The National Farmers’ Union has outlined the key challenges facing British agriculture to the country’s leading banks, and how best to support growers

Flooded carrot field York 3

The risks associated with farming appear endless, the inherent unpredictability at its core being exacerbated by a worsening climate crisis, leading to further uncertainty. Worse still, the banks that provide finance for the agriculture sector may look at those same risks and think again.

The National Farmers’ Union (NFU) intends to show bankers in the agriculture sector how they can best support the industry, gathering the top banks in the UK to outline the main challenges facing British agriculture, not the least the impact of the crisis in the Gulf.

As part of its bi-annual banking roundtable, the NFU gave a stark assessment of the pressures facing farm businesses, as the Middle East conflict sends production costs soaring. 

The banks also learned how continued uncertainty over the future of agri-environment schemes, as well as the growing impact of climate change on food production, are putting further strain on the sector. The NFU highlighted the potential of Defra’s Farming & Food Partnership board to provide opportunities for growth.

“It was important to set out these pressures to the banks, so they understand the reality facing the industry that produces the nation’s food, as well as its energy and environmental goods,” said NFU deputy president Paul Tompkins.

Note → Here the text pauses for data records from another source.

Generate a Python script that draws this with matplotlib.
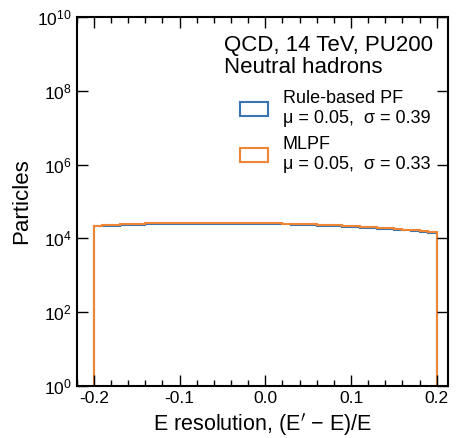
import numpy as np
import matplotlib.pyplot as plt
from matplotlib.patches import Patch

plt.rcParams['font.family'] = ['Liberation Sans', 'DejaVu Sans']

# 40 bins of width 0.01 between -0.2 and 0.2, counts in units of 1e4
bin_edges = np.linspace(-0.2, 0.2, 41)
pf_counts = [2.10, 2.16, 2.21, 2.26, 2.30, 2.34, 2.38, 2.41, 2.44, 2.46,
             2.47, 2.48, 2.49, 2.50, 2.50, 2.49, 2.49, 2.48, 2.47, 2.45,
             2.43, 2.41, 2.38, 2.35, 2.31, 2.27, 2.23, 2.18, 2.13, 2.08,
             2.02, 1.96, 1.90, 1.84, 1.78, 1.71, 1.64, 1.57, 1.50, 1.43]
mlpf_counts = [2.22, 2.28, 2.34, 2.39, 2.44, 2.49, 2.53, 2.57, 2.60, 2.63,
               2.65, 2.66, 2.67, 2.68, 2.68, 2.67, 2.66, 2.65, 2.63, 2.61,
               2.58, 2.55, 2.52, 2.48, 2.44, 2.40, 2.35, 2.30, 2.24, 2.19,
               2.13, 2.06, 2.00, 1.93, 1.86, 1.79, 1.72, 1.64, 1.57, 1.50]
labels = ["Rule-based PF\nμ = 0.05,  σ = 0.39", "MLPF\nμ = 0.05,  σ = 0.33"]
colors = ["#3b75af", "#ef8636"]

fig = plt.figure(figsize=(4.57, 4.38), dpi=100)
ax = fig.add_axes([0.168, 0.119, 0.812, 0.842])

ax.stairs(np.array(pf_counts) * 1e4, bin_edges, color=colors[0], lw=1.5, baseline=0)
ax.stairs(np.array(mlpf_counts) * 1e4, bin_edges, color=colors[1], lw=1.5, baseline=0)

ax.set_yscale('log')
ax.set_ylim(1, 1e10)
ax.set_xlim(-0.22, 0.213)
ax.set_yticks([1e0, 1e2, 1e4, 1e6, 1e8, 1e10])
ax.yaxis.set_minor_locator(plt.NullLocator())
ax.set_xticks([-0.2, -0.1, 0.0, 0.1, 0.2])
ax.set_xticks(np.arange(-0.22, 0.213, 0.02), minor=True)
ax.set_xticklabels(["-0.2", "-0.1", "0.0", "0.1", "0.2"])
ax.tick_params(which='both', direction='in', top=True, right=True, labelsize=12.5)
ax.tick_params(which='major', length=8, width=1)
ax.tick_params(which='minor', length=4, width=1)
for s in ax.spines.values():
    s.set_linewidth(1.5)

ax.set_xlabel("E resolution, (E$^{\\prime}$ − E)/E", fontsize=15.5)
ax.set_ylabel("Particles", fontsize=16)

ax.text(0.396, 0.952, "QCD, 14 TeV, PU200\nNeutral hadrons", transform=ax.transAxes,
        fontsize=16, va='top', ha='left', linespacing=1.1)

handles = [Patch(facecolor='none', edgecolor=c, lw=1.5) for c in colors]
ax.legend(handles, labels, loc='upper left', bbox_to_anchor=(0.395, 0.845),
          frameon=False, fontsize=13, handlelength=1.6, handleheight=0.8,
          labelspacing=0.5, handletextpad=0.8)

fig.savefig('out.png', dpi=100)
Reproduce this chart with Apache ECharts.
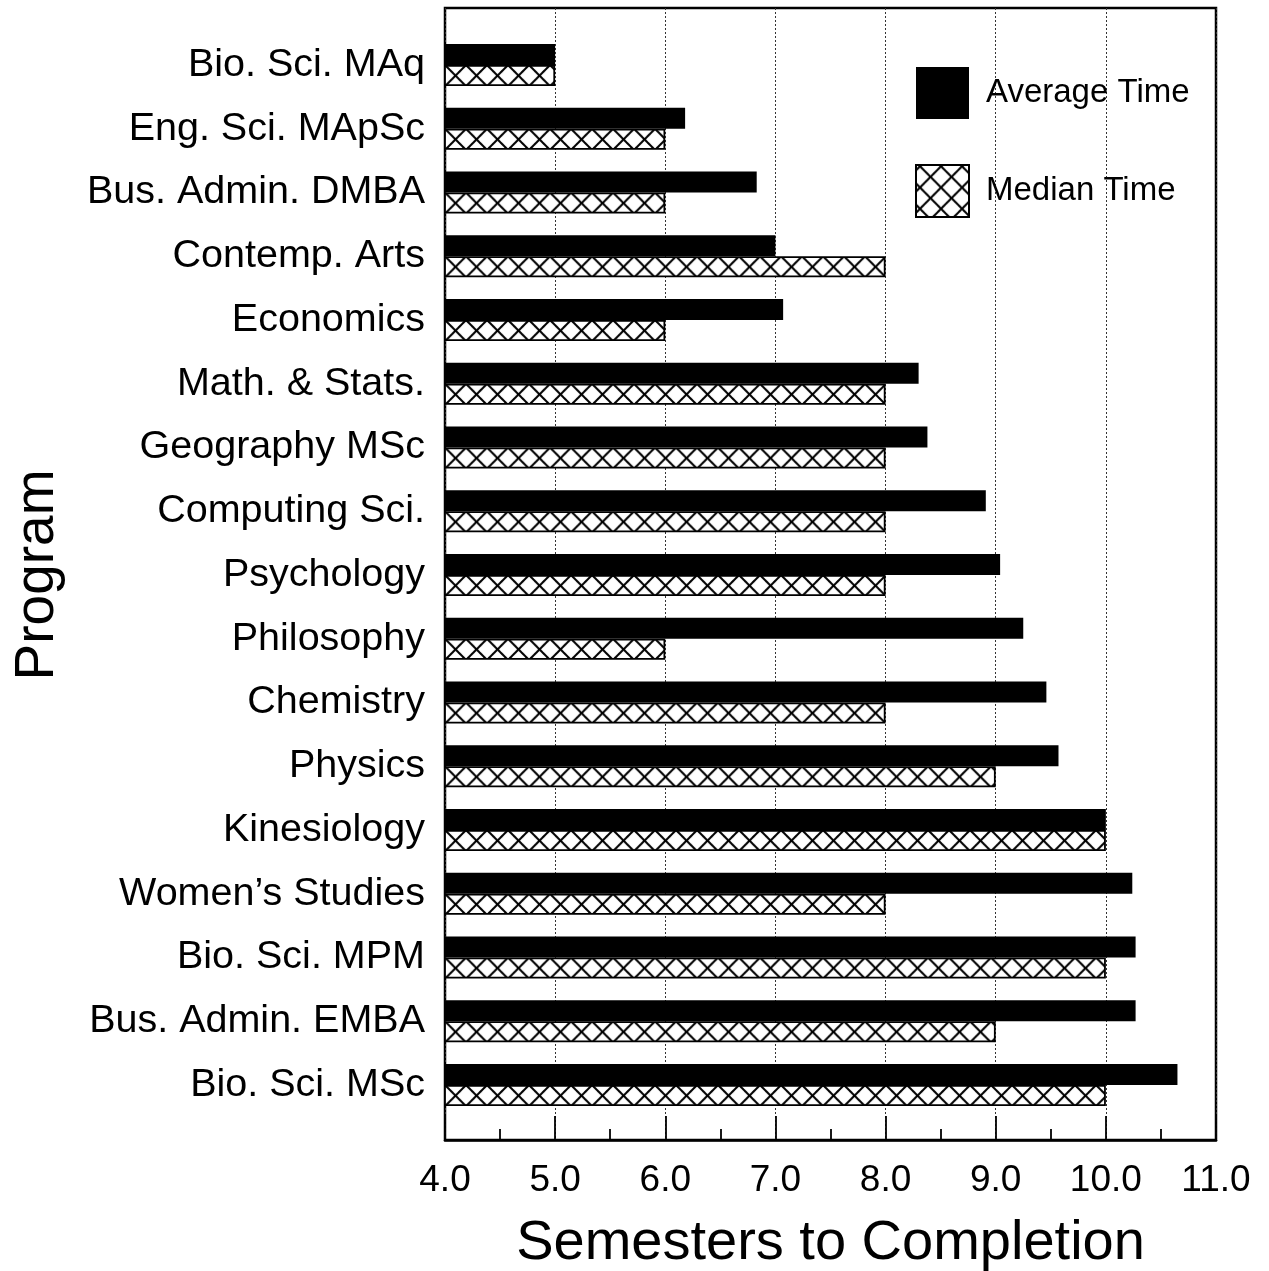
<!DOCTYPE html>
<html>
<head>
<meta charset="utf-8">
<script src="https://cdn.jsdelivr.net/npm/echarts@6/dist/echarts.min.js"></script>
<style>
  html, body { margin: 0; padding: 0; background: #fff; }
  #chart { width: 1269px; height: 1271px; }
</style>
</head>
<body>
<div id="chart"></div>
<script>
// ---- Data ----
var programs = ['Bio. Sci. MAq', 'Eng. Sci. MApSc', 'Bus. Admin. DMBA', 'Contemp. Arts', 'Economics',
  'Math. & Stats.', 'Geography MSc', 'Computing Sci.', 'Psychology', 'Philosophy', 'Chemistry',
  'Physics', 'Kinesiology', 'Women\u2019s Studies', 'Bio. Sci. MPM', 'Bus. Admin. EMBA', 'Bio. Sci. MSc'];
var averageTime = [5.0, 6.18, 6.83, 7.0, 7.07, 8.3, 8.38, 8.91, 9.04, 9.25, 9.46, 9.57, 10.0, 10.24, 10.27, 10.27, 10.65];
var medianTime  = [5.0, 6.0, 6.0, 8.0, 6.0, 8.0, 8.0, 8.0, 8.0, 6.0, 8.0, 9.0, 10.0, 8.0, 10.0, 9.0, 10.0];
var xTicks = [4, 5, 6, 7, 8, 9, 10, 11];
var seriesNames = ['Average Time', 'Median Time'];

// ---- Layout constants ----
var FONT = 'Liberation Sans, Arial, Helvetica, sans-serif';
var plotLeft = 445, plotRight = 1216, plotTop = 8, plotBottom = 1140;
var band = 63.75;
var barsTop = 33.1;
var barW = 21;

// crosshatch tile
var tile = 21;
var cv = document.createElement('canvas');
cv.width = tile; cv.height = tile;
var c = cv.getContext('2d');
c.fillStyle = '#fff'; c.fillRect(0, 0, tile, tile);
c.strokeStyle = '#000'; c.lineWidth = 2;
c.beginPath();
c.moveTo(0, 0); c.lineTo(tile, tile);
c.moveTo(tile, 0); c.lineTo(0, tile);
c.stroke();
var hatch = {
  image: cv, repeat: 'repeat',
  x: plotLeft, y: barsTop + band / 2, scaleX: 1, scaleY: (band / 3) / tile
};

var chart = echarts.init(document.getElementById('chart'), null, { renderer: 'canvas' });
var option = {
  backgroundColor: '#fff',
  animation: false,
  textStyle: { fontFamily: FONT, color: '#000' },
  legend: {
    orient: 'vertical',
    left: 915, top: 67,
    padding: 0,
    itemWidth: 53, itemHeight: 52, itemGap: 45,
    textStyle: { fontFamily: FONT, fontSize: 33, color: '#000', padding: [0, 0, 0, 12] },
    data: [{ name: seriesNames[0], icon: 'rect' }, { name: seriesNames[1], icon: 'rect' }]
  },
  grid: [
    { left: plotLeft, top: plotTop, width: plotRight - plotLeft, height: plotBottom - plotTop,
      outerBoundsMode: 'none',
      show: true, borderColor: '#000', borderWidth: 2.5, backgroundColor: 'transparent', containLabel: false },
    { left: plotLeft, top: barsTop, width: plotRight - plotLeft, height: band * programs.length,
      outerBoundsMode: 'none', containLabel: false }
  ],
  xAxis: [
    { gridIndex: 0, type: 'value', min: xTicks[0], max: xTicks[xTicks.length - 1], interval: 1,
      axisLine: { show: true, lineStyle: { color: '#000', width: 2.5 } },
      axisTick: { show: true, inside: true, length: 24, lineStyle: { color: '#000', width: 1.8 } },
      minorTick: { show: true, splitNumber: 2, length: 11, lineStyle: { color: '#000', width: 1.8 } },
      splitLine: { show: true, lineStyle: { color: '#333', width: 1, type: [2, 2] } },
      axisLabel: { fontFamily: FONT, fontSize: 37, color: '#000', margin: 22,
        formatter: function (v) { return v.toFixed(1); } },
      name: 'Semesters to Completion', nameLocation: 'middle', nameGap: 76,
      nameTextStyle: { fontFamily: FONT, fontSize: 56, color: '#000' }
    },
    { gridIndex: 1, type: 'value', min: xTicks[0], max: xTicks[xTicks.length - 1], show: false }
  ],
  yAxis: [
    { gridIndex: 0, type: 'value', show: false },
    { gridIndex: 1, type: 'category', inverse: true, data: programs,
      axisLine: { show: false }, axisTick: { show: false }, splitLine: { show: false },
      axisLabel: { fontFamily: FONT, fontSize: 39.5, color: '#000', margin: 20, padding: [13, 0, 0, 0] },
      name: 'Program', nameLocation: 'middle', nameGap: 380, nameRotate: 90,
      nameTextStyle: { fontFamily: FONT, fontSize: 55, color: '#000' }
    }
  ],
  series: [
    { name: seriesNames[0], type: 'bar', xAxisIndex: 1, yAxisIndex: 1, data: averageTime,
      barWidth: barW, barGap: '0%',
      itemStyle: { color: '#000', borderColor: '#000', borderWidth: 0 } },
    { name: seriesNames[1], type: 'bar', xAxisIndex: 1, yAxisIndex: 1, data: medianTime,
      barWidth: barW, barGap: '0%',
      itemStyle: { color: hatch, borderColor: '#000', borderWidth: 1.8 } }
  ]
};
chart.setOption(option);
</script>
</body>
</html>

“British farmers are a resilient bunch,” he added, “but that resilience is being put under more and more pressure. With direct payments all but gone, farm businesses are more exposed to economic shocks, while the risks of producing food continue to rise.”

Tompkins said it was “encouraging” to see the positive reception of the banks. “We look forward to working with them to strengthen resilience and restore profitability across the British agriculture industry,” he concluded.